The pattern is always the same

You, the customer, are planning a purchase. A stock management system, a new hall, new network cabling or a new private house. The list could go on for a very long time.

However, this list will not include, for example, a special machine or a very individual vacation. You will understand why this is the case after the following paragraphs.

Two elementary things come together to cause failure

a) A product which is comparable in its characteristics and which is offered by different, independent suppliers

b) A customer who wants to pay as little as possible for such a product.

What happens?

Here I am now going directly into the ERP market, regardless of whether the product is called Navision/Dynamics/Business Central or whether it is called SAP, Concord XAL, Sage KHK, Axapta or whatever. It makes no difference to this pattern.

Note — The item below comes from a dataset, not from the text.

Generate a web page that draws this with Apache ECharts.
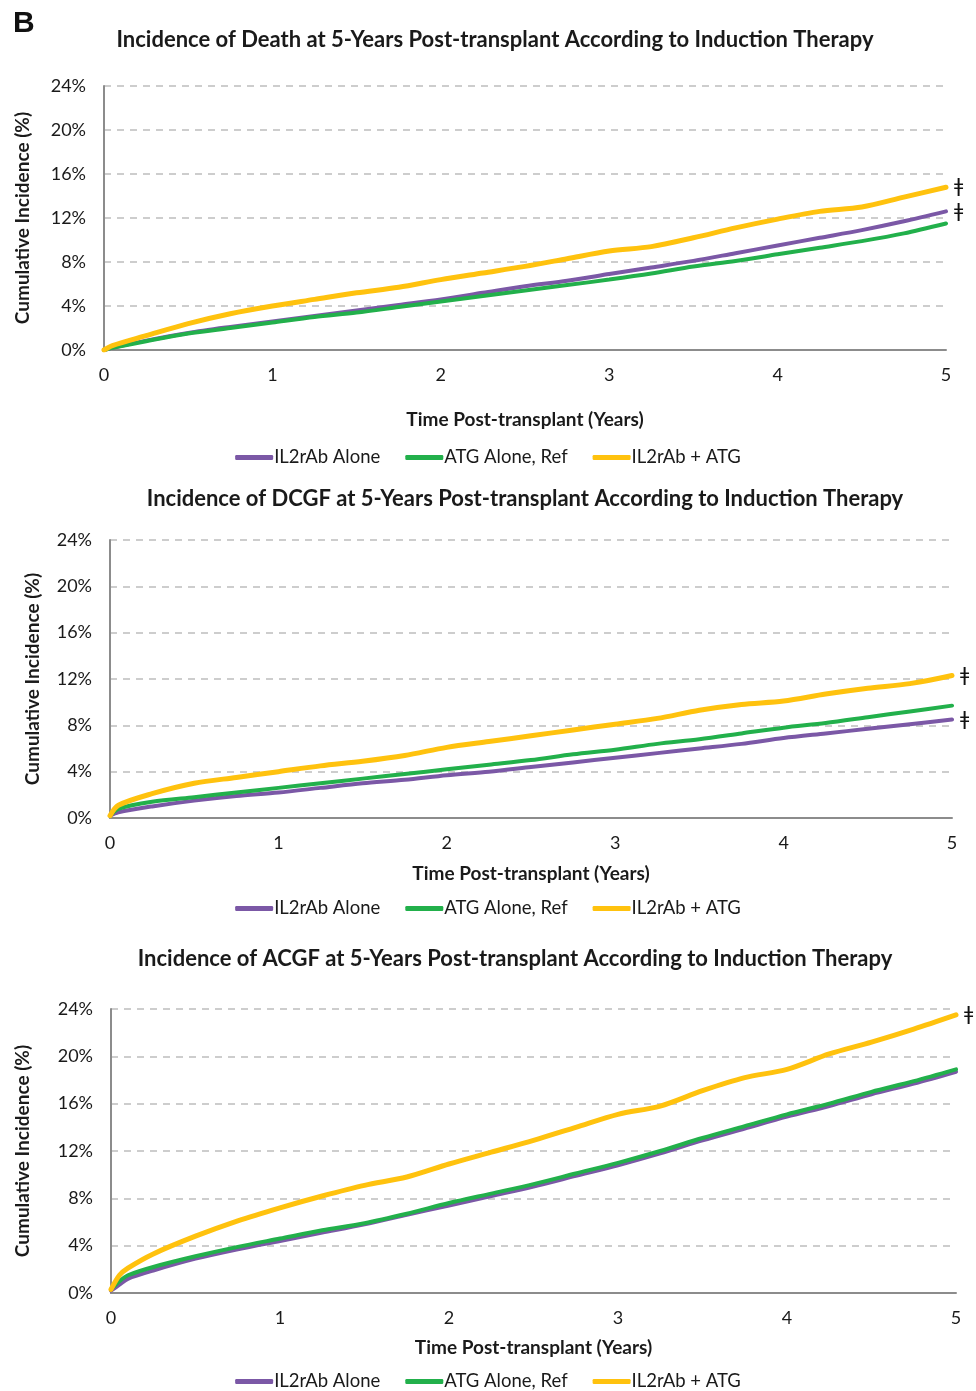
<!DOCTYPE html>
<html>
<head>
<meta charset="utf-8">
<script src="https://cdn.jsdelivr.net/npm/echarts@6/dist/echarts.min.js"></script>
<style>
  html, body { margin: 0; padding: 0; background: #fff; }
  #chart { width: 976px; height: 1391px; }
</style>
</head>
<body>
<div id="chart"></div>
<script>
// 圖例名稱
const seriesNames = ['IL2rAb Alone', 'ATG Alone, Ref', 'IL2rAb + ATG'];
const colors = ['#7B58A6', '#22B04B', '#FFC20E'];
const yTicks = [0, 4, 8, 12, 16, 20, 24];
const xTicks = [0, 1, 2, 3, 4, 5];

// Death
const deathYears = [0, 0.05, 0.25, 0.5, 0.75, 1, 1.25, 1.5, 1.75, 2, 2.25, 2.5, 2.75, 3, 3.25, 3.5, 3.75, 4, 4.25, 4.5, 4.75, 5];
const deathIl2 = [0, 0.2, 0.85, 1.55, 2.1, 2.6, 3.1, 3.6, 4.1, 4.6, 5.2, 5.8, 6.3, 6.9, 7.5, 8.1, 8.8, 9.5, 10.2, 10.9, 11.7, 12.6];
const deathAtg = [0, 0.2, 0.8, 1.5, 2.0, 2.5, 3.0, 3.4, 3.9, 4.4, 4.9, 5.4, 5.9, 6.4, 6.95, 7.6, 8.1, 8.7, 9.3, 9.9, 10.6, 11.5];
const deathBoth = [0, 0.4, 1.3, 2.4, 3.3, 4.0, 4.6, 5.2, 5.7, 6.4, 7.0, 7.6, 8.3, 9.0, 9.4, 10.2, 11.1, 11.9, 12.6, 13.0, 13.9, 14.8];

// DCGF
const dcgfYears = [0, 0.05, 0.25, 0.5, 0.75, 1, 1.25, 1.5, 1.75, 2, 2.25, 2.5, 2.75, 3, 3.25, 3.5, 3.75, 4, 4.25, 4.5, 4.75, 5];
const dcgfIl2 = [0.2, 0.5, 1.0, 1.5, 1.9, 2.2, 2.6, 3.0, 3.3, 3.7, 4.0, 4.4, 4.8, 5.2, 5.6, 6.0, 6.4, 6.9, 7.3, 7.7, 8.1, 8.5];
const dcgfAtg = [0.2, 0.8, 1.4, 1.8, 2.2, 2.6, 3.0, 3.4, 3.8, 4.2, 4.6, 5.0, 5.5, 5.9, 6.4, 6.8, 7.3, 7.8, 8.2, 8.7, 9.2, 9.7];
const dcgfBoth = [0.2, 1.1, 2.1, 3.0, 3.5, 4.0, 4.5, 4.9, 5.4, 6.1, 6.6, 7.1, 7.6, 8.1, 8.6, 9.3, 9.8, 10.1, 10.7, 11.2, 11.6, 12.3];

// ACGF
const acgfYears = [0, 0.05, 0.1, 0.25, 0.5, 0.75, 1, 1.25, 1.5, 1.75, 2, 2.25, 2.5, 2.75, 3, 3.25, 3.5, 3.75, 4, 4.25, 4.5, 4.75, 5];
const acgfIl2 = [0.2, 0.7, 1.2, 1.9, 2.9, 3.7, 4.4, 5.1, 5.8, 6.6, 7.4, 8.2, 9.0, 9.9, 10.8, 11.8, 12.9, 13.9, 14.9, 15.8, 16.8, 17.7, 18.7];
const acgfAtg = [0.3, 1.0, 1.5, 2.2, 3.1, 3.9, 4.6, 5.3, 5.9, 6.7, 7.6, 8.4, 9.2, 10.1, 11.0, 12.0, 13.1, 14.1, 15.1, 16.0, 17.0, 17.9, 18.9];
const acgfBoth = [0.3, 1.5, 2.1, 3.3, 4.8, 6.1, 7.2, 8.2, 9.1, 9.8, 10.9, 11.9, 12.9, 14.0, 15.1, 15.8, 17.1, 18.2, 18.9, 20.2, 21.2, 22.3, 23.5];

const panelTitles = [
  'Incidence of Death at 5-Years Post-transplant According to Induction Therapy',
  'Incidence of DCGF at 5-Years Post-transplant According to Induction Therapy',
  'Incidence of ACGF at 5-Years Post-transplant According to Induction Therapy'
];
// which series get the ǂ mark
const marked = [[true, false, true], [true, false, true], [false, false, true]];

const font = 'Lato, "Open Sans", sans-serif';
const textColor = '#1a1a1a';

const panels = [
  { years: deathYears, vals: [deathIl2, deathAtg, deathBoth], grid: { left: 104, top: 86, width: 842, height: 264 }, titleX: 490, titleY: 24, xGap: 60, yGap: 72, legendTop: 443 },
  { years: dcgfYears, vals: [dcgfIl2, dcgfAtg, dcgfBoth], grid: { left: 110, top: 540, width: 842, height: 278 }, titleX: 520, titleY: 483, xGap: 46, yGap: 68, legendTop: 894 },
  { years: acgfYears, vals: [acgfIl2, acgfAtg, acgfBoth], grid: { left: 111, top: 1009, width: 845, height: 284 }, titleX: 510, titleY: 943, xGap: 45, yGap: 79, legendTop: 1367 }
];

function render() {
  const dom = document.getElementById('chart');
  const myChart = echarts.init(dom, null, { renderer: 'canvas' });

  const title = [{
    text: 'B', left: 8, top: 4,
    textStyle: { fontFamily: 'Liberation Sans, Arial', fontWeight: 'bold', fontSize: 30, color: '#111' }
  }];
  const grid = [], xAxis = [], yAxis = [], legend = [], series = [];

  panels.forEach((p, i) => {
    title.push({
      text: panelTitles[i], left: p.titleX, top: p.titleY, textAlign: 'center',
      textStyle: { fontFamily: font, fontWeight: 'bold', fontSize: 22, color: textColor }
    });
    grid.push(p.grid);
    xAxis.push({
      type: 'value', gridIndex: i, min: xTicks[0], max: xTicks[xTicks.length - 1], interval: 1,
      name: 'Time Post-transplant (Years)', nameLocation: 'middle', nameGap: p.xGap,
      nameTextStyle: { fontFamily: font, fontWeight: 'bold', fontSize: 19, color: textColor },
      axisLine: { lineStyle: { color: '#8c8c8c', width: 2 } },
      axisTick: { show: false },
      axisLabel: { fontFamily: font, fontSize: 18, color: textColor, margin: 16 },
      splitLine: { show: false }
    });
    yAxis.push({
      type: 'value', gridIndex: i, min: yTicks[0], max: yTicks[yTicks.length - 1], interval: 4,
      name: 'Cumulative Incidence (%)', nameLocation: 'middle', nameGap: p.yGap,
      nameTextStyle: { fontFamily: font, fontWeight: 'bold', fontSize: 19, color: textColor },
      axisLine: { show: true, lineStyle: { color: '#8c8c8c', width: 2 } },
      axisTick: { show: false },
      axisLabel: { fontFamily: font, fontSize: 18, color: textColor, margin: 18, formatter: '{value}%' },
      splitLine: { show: true, lineStyle: { color: '#bdbdbd', width: 1.5, type: [7, 6] } }
    });
    legend.push({
      top: p.legendTop, left: 'center', data: seriesNames.slice(), itemGap: 25,
      itemWidth: 38, itemHeight: 5, icon: 'roundRect',
      textStyle: { fontFamily: font, fontSize: 18.5, color: textColor, padding: [0, 0, 0, -4] },
      selectedMode: false
    });
    seriesNames.forEach((name, k) => {
      series.push({
        type: 'line', name: name, xAxisIndex: i, yAxisIndex: i,
        data: p.years.map((t, j) => [t, p.vals[k][j]]),
        showSymbol: false, symbol: 'none', smooth: 0.3,
        color: colors[k],
        lineStyle: { color: colors[k], width: k === 2 ? 5 : 4, cap: 'round' },
        endLabel: {
          show: marked[i][k], formatter: 'ǂ', distance: 8,
          fontFamily: 'DejaVu Sans', fontSize: 20, color: '#111'
        },
        z: k + 2
      });
    });
  });

  myChart.setOption({
    backgroundColor: '#fff',
    animation: false,
    title, grid, xAxis, yAxis, legend, series
  });
  window.addEventListener('resize', myChart.resize);
}
render();
</script>
</body>
</html>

The customer tries to protect himself by setting a high definition hurdle, often because of previous bad experiences. The most abstruse special cases and exceptions are included in the specifications (often incorrectly referred to as "requirements specification"). No special case is rare enough for the employee making the notes not to receive a pat on the back. It can always be made more complicated, nobody wants to simplify. Because very few people can do it.. Because very few people can.

Competing providers in a dilemma

Various competing providers are now contacted with these specifications. The providers are now in a dilemma:
If the providers approach the topic seriously, they need a lot of time to process the specifications.

A provider would have to separate the wheat from the chaff, the important from the unimportant. Nonsensical claims would have to be elaborately explained as such, proposals for a sensible change to a standard process would have to be developed.

However, the bidder is not paid for this time. At this point in time, he still has to take into account that he will NOT be awarded the contract.
The provider must calculate the costs reasonably. At the same time, he only has a small margin on the ERP license itself.

Good programmers are expensive, so in order to be competitive, he has to calculate and work with less good (=cheaper) programmers. However, this may mean that many requirements cannot be implemented to (at least planned) customer satisfaction. In this article from Heise , this dilemma is illustrated quite clearly from the perspective of recruiting companies.

To make his offer less comparable, he resorts to ready-made additional solutions. These again provides the retailer with the margin needed to survive, but make parts of the range less comprehensible and less comparable.

Why do good programmers only get paid by the hour, never by the line?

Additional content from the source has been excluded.